The orchestration layer will provide a degree of portability and make it easier to exploit new cloud providers and changing cost advantages. In addition, discounts provided by cloud providers can provide significant savings for organizations.
Flexera reports that less than half, much less in some cases, of customers, exploit cloud discounts such as AWS spot instances — meaning Azure low priority instances and Google ad hoc negotiated discounts.
Besides operational automation, the adoption of a multi-cloud orchestrator that integrates with modern DevOps practices can provide cost containment benefits.
An orchestrator with a declarative “infrastructure as code” approach makes templates a reviewable part of the release process. Cost containment policies can be applied to the template during review to effectively deny the deployment of problematic workloads.

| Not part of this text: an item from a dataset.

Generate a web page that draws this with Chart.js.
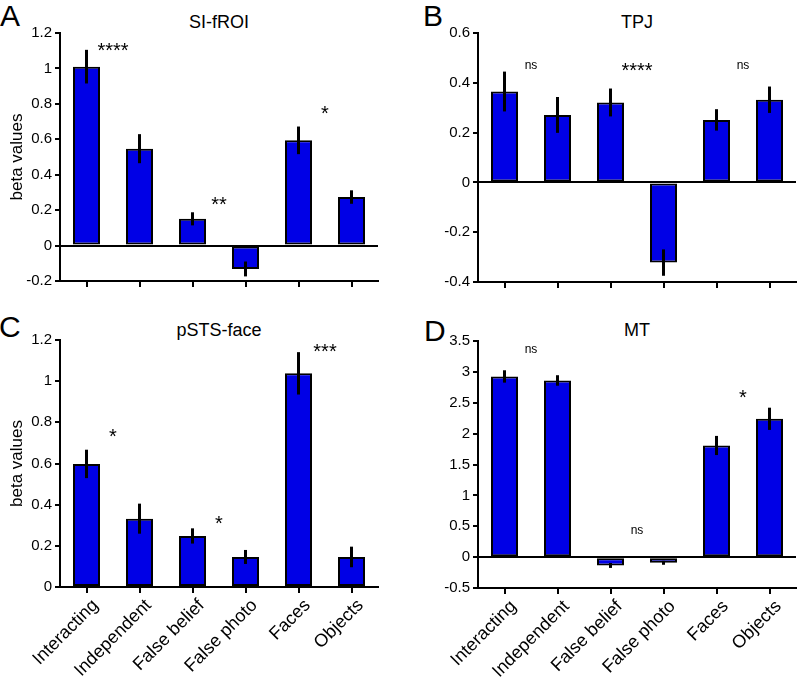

Labels or tags are then applied automatically for cost tracking.
For example, the attempted use of inappropriate-instance-types can be denied far in advance of any damage being done. Furthermore, a competent orchestrator will be capable of applying user/group or even time-specific barriers to workload deployment.
In addition, an orchestrator can limit scaling behavior — thus ensuring that complex deployments are completely cleaned up. Cleaned up deployments are critical to avoid zombie-cost-sources like abandoned unattached storage.
The journey to an optimal, cost-efficient multi/hybrid cloud strategy is a complex one. It is important to understand current costs, including on-premise workloads. Understanding the current costs will be your foundation for advancement and growth. You’ll understand which of the various platforms have provided the tools you require.
Automation will play a key role in standardizing and controlling the approved interactions and workload placement on various platforms and provide a degree of workload portability.
Portability is key because the world of cloud providers never stands still — and cloud billing models vary over time — requiring adaptability.
Finally, besides ongoing cost auditing, a practice of manual and automated orchestration-template-review must be in place to avoid unpleasant billing surprises.